On 2 July, the unions announced that the strike will continue indefinitely (French). Their demands center on their living and working conditions, and they charge the government with failing to respect past agreements. The strikers are concerned in large part with their own physical security, and in an 18 June letter to the government they decried threats, kidnappings, and attacks on local administrators (prefects, sub-prefects, etc.) going back to at least 2014 and the time around then-Prime Minister Moussa Mara’s ill-fated visit to Kidal. They accuse the state of failing to protect them – the 8 May 2018 kidnapping of a prefect and his driver in Tenenkou (central Mali, in the heart of the conflict zone there) is one major concern for the strikers. Revealingly, they also complain that the state is turning more and more to traditional authorities and groups like youth and hunters’ associations, rather than to its own formal chain of command.

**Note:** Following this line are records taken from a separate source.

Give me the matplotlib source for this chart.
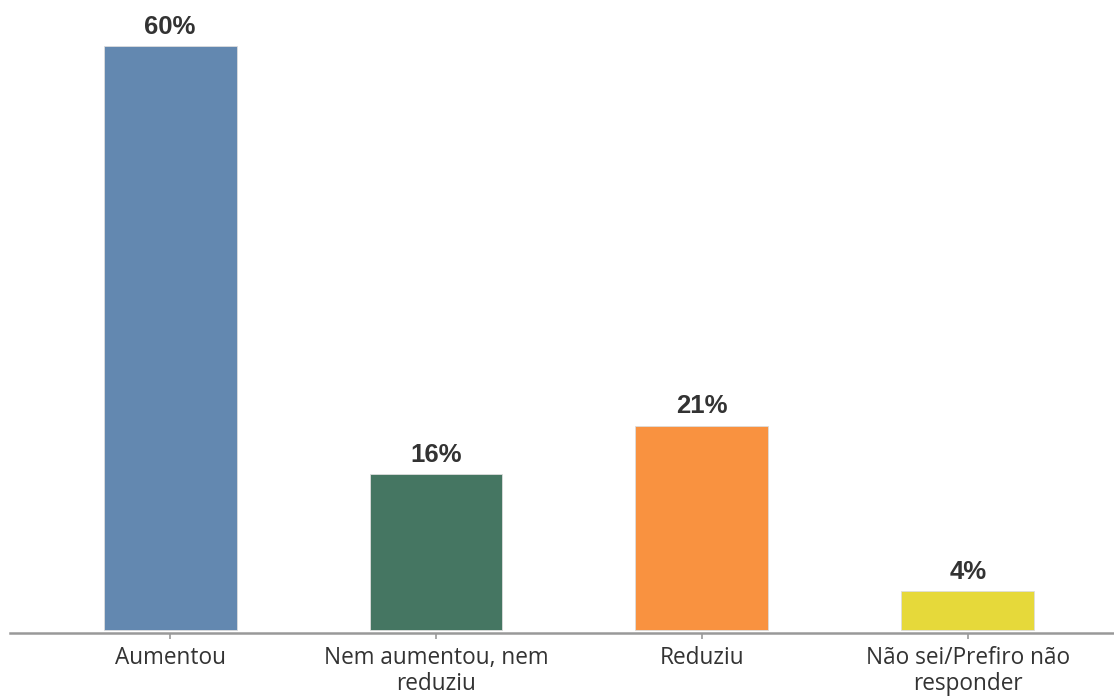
import matplotlib.pyplot as plt

categories = ["Aumentou", "Nem aumentou, nem\nreduziu", "Reduziu", "Não sei/Prefiro não\nresponder"]
values = [60, 16, 21, 4]
colors = ["#6388B0", "#457662", "#F99240", "#E6D93A"]

fig = plt.figure(figsize=(11.14, 6.97), dpi=100)
ax = fig.add_axes([0.009, 0.0918, 0.991, 0.9082])

x = range(len(categories))
bars = ax.bar(x, values, width=0.5, color=colors, edgecolor="#dddddd", linewidth=0.6)

for xi, v in zip(x, values):
    ax.text(xi, v + 0.75, f"{v}%", ha="center", va="bottom",
            fontsize=18.5, fontweight="bold", color="#333333", family="Liberation Sans")

ax.set_xlim(-0.6015, 3.549)
ax.set_ylim(-0.31, 64.75)
ax.set_xticks(list(x))
ax.set_xticklabels(categories, fontsize=16.3, color="#333333", family="Open Sans", linespacing=1.15)
ax.set_yticks([])
for s in ["top", "right", "left"]:
    ax.spines[s].set_visible(False)
ax.spines["bottom"].set_color("#999999")
ax.spines["bottom"].set_linewidth(1.8)
ax.tick_params(axis="x", length=4, width=1.2, color="#999999", pad=5)

fig.savefig("out.png", dpi=100)
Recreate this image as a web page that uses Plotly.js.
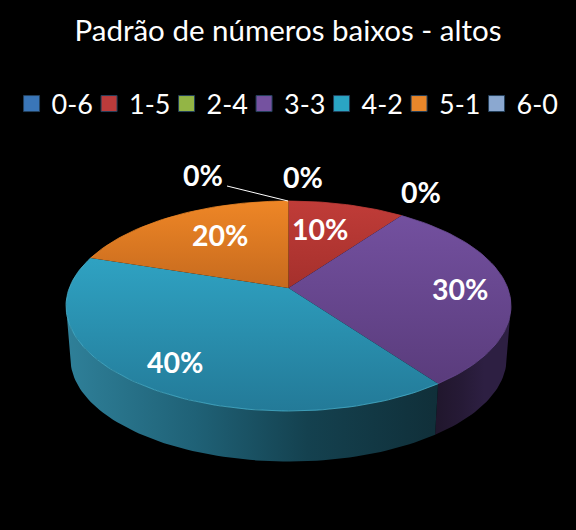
<!DOCTYPE html>
<html><head><meta charset="utf-8">
<script src="https://cdn.plot.ly/plotly-3.0.1.min.js"></script>
<style>html,body{margin:0;padding:0;background:#000}
.legend .scrollbox{clip-path:none !important}</style></head>
<body><div id="chart" style="width:576px;height:530px"></div>
<script>
const categories = ['0-6','1-5','2-4','3-3','4-2','5-1','6-0'];
const values = [0,10,0,30,40,20,0];
const legendColors = ['#3a76b8','#bb3b3b','#93b545','#7552a0','#2aa5c4','#e8862a','#8ba8d0'];
const topStart = ['#3a76b8','#c03c38','#93b545','#73509f','#2fa2c2','#ee8626','#8ba8d0'];
const topEnd = ['#2f6299','#a5302c','#7d9a3a','#5a3c7c','#237a98','#c66a1e','#7890b4'];
const sideA = ['#1d3c5c','#5c1c1a','#4a5c20','#20162c','#2f8099','#7a4414','#44546a'];
const sideB = ['#1d3c5c','#5c1c1a','#4a5c20','#261a36','#1f6176','#7a4414','#44546a'];
const sideC = ['#1d3c5c','#5c1c1a','#4a5c20','#2d1f42','#14414f','#7a4414','#44546a'];
const sideD = ['#1d3c5c','#5c1c1a','#4a5c20','#2d1f42','#102f39','#7a4414','#44546a'];
const rimColors = ['#3a76b8','#c03c38','#93b545','#6a4a92','#48b0cc','#ee8626','#8ba8d0'];
const labelPositions = [[303,177],[320,229],[421,192],[460,289],[175,362],[220,235],[203,175]];

// Perspective pie geometry
const cx = 288.5, cyTop = 288, cyBottom = 341, persp = 0.1714, rx = 219.2, ry = 101.9, bottomScale = 0.98;
const silhouette = Math.acos(-persp)*180/Math.PI; // angle of the widest rim point
function project(deg, cy, s){
  const t = deg*Math.PI/180, h = Math.sin(t), v = -Math.cos(t), d = 1 - persp*v;
  return [cx + s*rx*h/d, cy + s*ry*v/d];
}
function arc(a0, a1, cy, s){
  const pts = [], n = Math.max(2, Math.ceil(Math.abs(a1-a0)/1.5));
  for(let i=0;i<=n;i++) pts.push(project(a0+(a1-a0)*i/n, cy, s));
  return pts;
}
const total = values.reduce((a,b)=>a+b,0);
const traces = [], tops = [], rims = [];
let acc = 0;
values.forEach((val,i)=>{
  const a0 = acc/total*360, a1 = (acc+val)/total*360; acc += val;
  if(val===0) return;
  const up = arc(a0,a1,cyTop,1);
  const s0 = Math.max(a0,silhouette), s1 = Math.min(a1,360-silhouette);
  if(s1>s0){
    const sUp = arc(s0,s1,cyTop,1), sDown = arc(s1,s0,cyBottom,bottomScale);
    const side = sUp.concat(sDown); side.push(sUp[0]);
    traces.push({x:side.map(p=>p[0]), y:side.map(p=>p[1]), mode:'lines', line:{width:0}, fill:'toself',
      fillgradient:{type:'horizontal', colorscale:[[0,sideA[i]],[0.35,sideB[i]],[0.65,sideC[i]],[1,sideD[i]]]},
      showlegend:false, hoverinfo:'skip'});
  }
  const face = [[cx,cyTop]].concat(up); face.push([cx,cyTop]);
  tops.push({x:face.map(p=>p[0]), y:face.map(p=>p[1]), mode:'lines', line:{width:0}, fill:'toself',
    fillgradient:{type:'vertical', colorscale:[[0,topEnd[i]],[1,topStart[i]]]},
    showlegend:false, hoverinfo:'skip'});
  rims.push({x:up.map(p=>p[0]), y:up.map(p=>p[1]), mode:'lines', line:{width:0.8,color:rimColors[i]},
    showlegend:false, hoverinfo:'skip'});
});
const legendTraces = categories.map((c,i)=>({x:[null], y:[null], name:c, mode:'markers',
  marker:{symbol:'square', size:16, color:legendColors[i], line:{width:1,color:'#24405c'}}, hoverinfo:'skip'}));

const annotations = categories.map((c,i)=>({x:labelPositions[i][0], y:labelPositions[i][1], xref:'x', yref:'y',
  text:Math.round(values[i]/total*100)+'%', showarrow:false,
  font:{family:'Lato, Carlito, sans-serif', size:28.5, color:'#fff', weight:700}, xanchor:'center', yanchor:'middle'}));

const layout = {
  width:576, height:530, margin:{l:0,r:0,t:0,b:0}, paper_bgcolor:'#000', plot_bgcolor:'#000',
  title:{text:'Padrão de números baixos - altos', x:0.5, xanchor:'center', y:1-31/530, yanchor:'middle',
    font:{family:'Lato, Carlito, sans-serif', size:29.5, color:'#fff'}},
  xaxis:{range:[0,576], visible:false, fixedrange:true},
  yaxis:{range:[530,0], visible:false, fixedrange:true},
  legend:{orientation:'h', x:0.027, xanchor:'left', y:1-104/530, yanchor:'middle', entrywidth:36.5, entrywidthmode:'pixels', indentation:-4,
    font:{family:'Lato, Carlito, sans-serif', size:27, color:'#fff'}, itemsizing:'trace', bgcolor:'rgba(0,0,0,0)', itemclick:false, itemdoubleclick:false},
  shapes:[{type:'line', xref:'x', yref:'y', x0:227, y0:186, x1:288, y1:201, line:{color:'#fff', width:1}}],
  annotations
};
Plotly.newPlot('chart', traces.concat(tops, rims, legendTraces), layout, {displayModeBar:false, staticPlot:true});
</script></body></html>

As noted last week, the strike is a major problem for the upcoming 29 July elections, because it inhibits the distribution of voters’ cards, which was already lagging before that. A combination of insecurity and logistical snags could really cut into turnout, which in turn could reduce the election’s legitimacy.
Another union/civil society group, the Association of Former Activists and Supporters of the National Union of Malian Students (L’Amicale des anciens militants et sympathisants de l’Union nationale des élèves et étudiants du Mali), has attempted to mediate (French) between the strikers and the prime minister’s office, but so far without success.
*The unions’ names, as reported in the media, vary a bit from source to source. I went with the names listed in the second link below.